We were shown the tomb contents in all their glory.There was even a demo of how the mummification was carried out but, thankfully it was not shown in detail ! :0  


 This really was a unique experience with the worlds of hi-tech and history merging impressively. Images projected  on the walls of the 'black box'  led us through the Pharaonic times, making our protagonist almost come to life.  At some points we had individual virtual reality helmets which heightened the experience greatly.  There were even holographic images of little silver geckos scuttling around the floor and appearing to climb on the legs and the backs of the audience !!   Technology and scientific research could also tell us that Tutankhamun was only 19 at the time of his death, that he had malaria, a small cleft palate and  that he had a leg fracture which could have contributed to his death.                                                                                                                                                                                                                                                                       

 


The two items in this glorious trove that really  were awesome were  the famous solid-gold mask which was laid on his mummy and the gold throne.  The throne was embossd in gold sheet, inlaid with thick vitreous paste and semi-precious stones.

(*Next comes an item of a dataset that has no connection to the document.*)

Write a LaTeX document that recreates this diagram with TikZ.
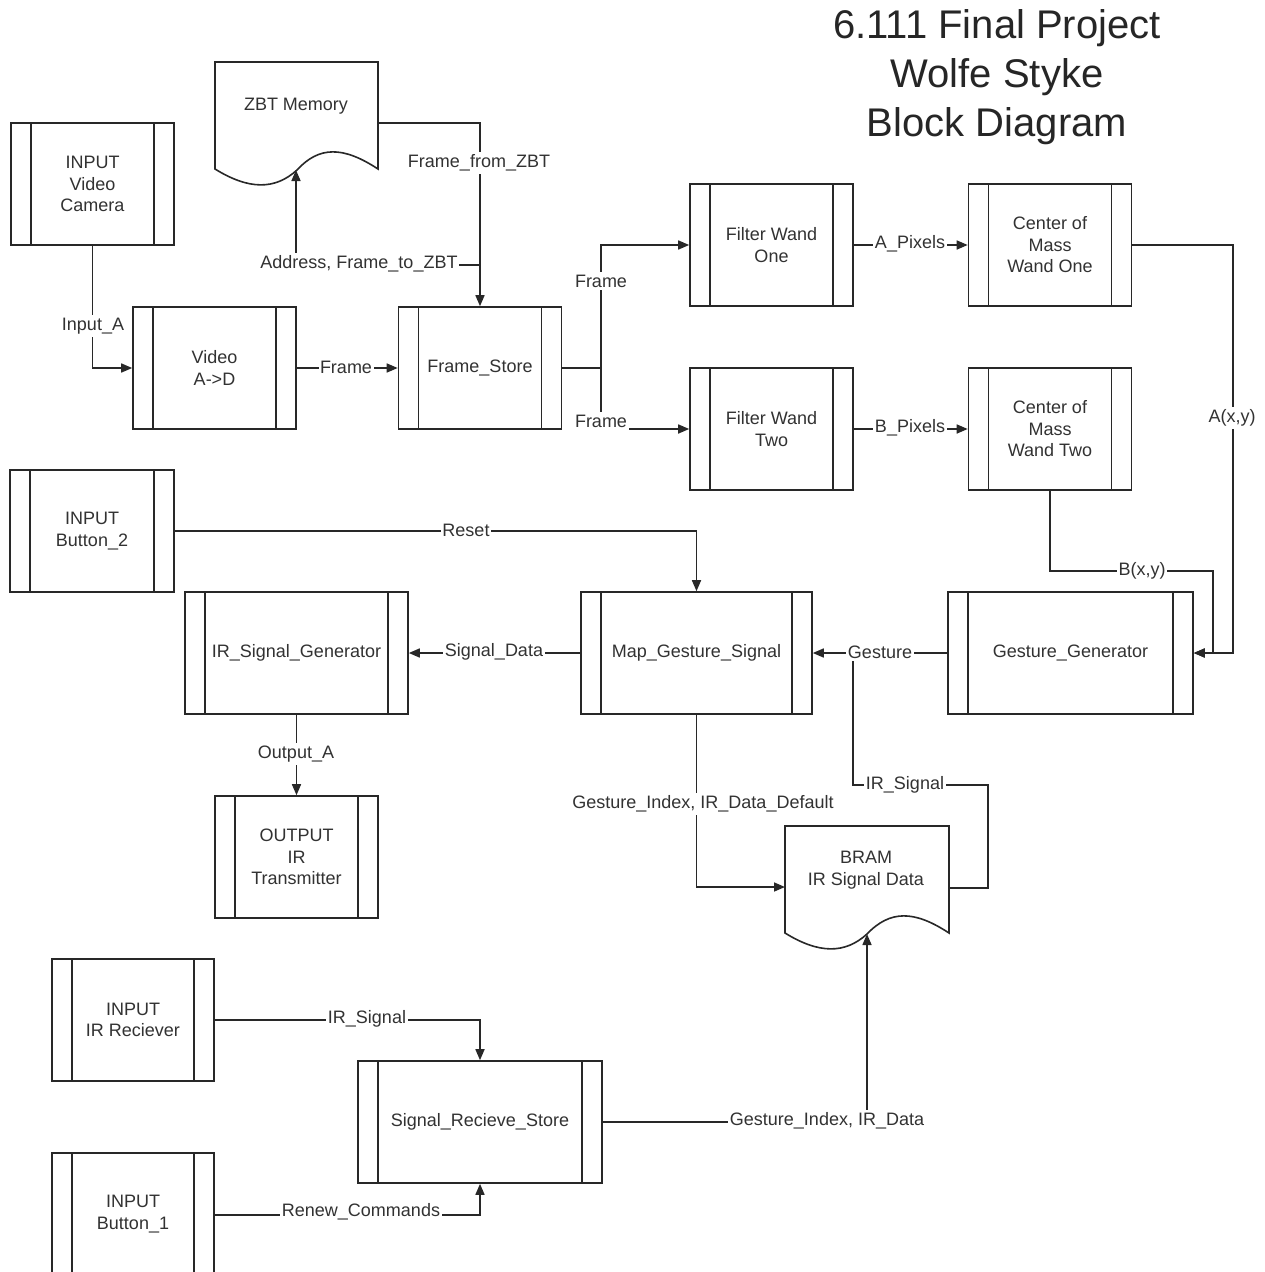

The art work depicts his shoulders being annointed by his royal wife, Ankhsenamur.

                                     

The items on display in the exhibition were a mix of originals and replicas. Z and I were fortunate to have been to the Archaeological Museum in Cairo some years ago and so have seen the original pieces in situ. But what we await eagerly is to visit the new Grand Egyptian Museum  in Giza, due to open in November 2025. This new museum was necessitated since the  previous one was slowly sinking into the sand with the weight of its massive artefacts. 

At the estimated construction cost of a billion dollars it sounds to be very grand indeed!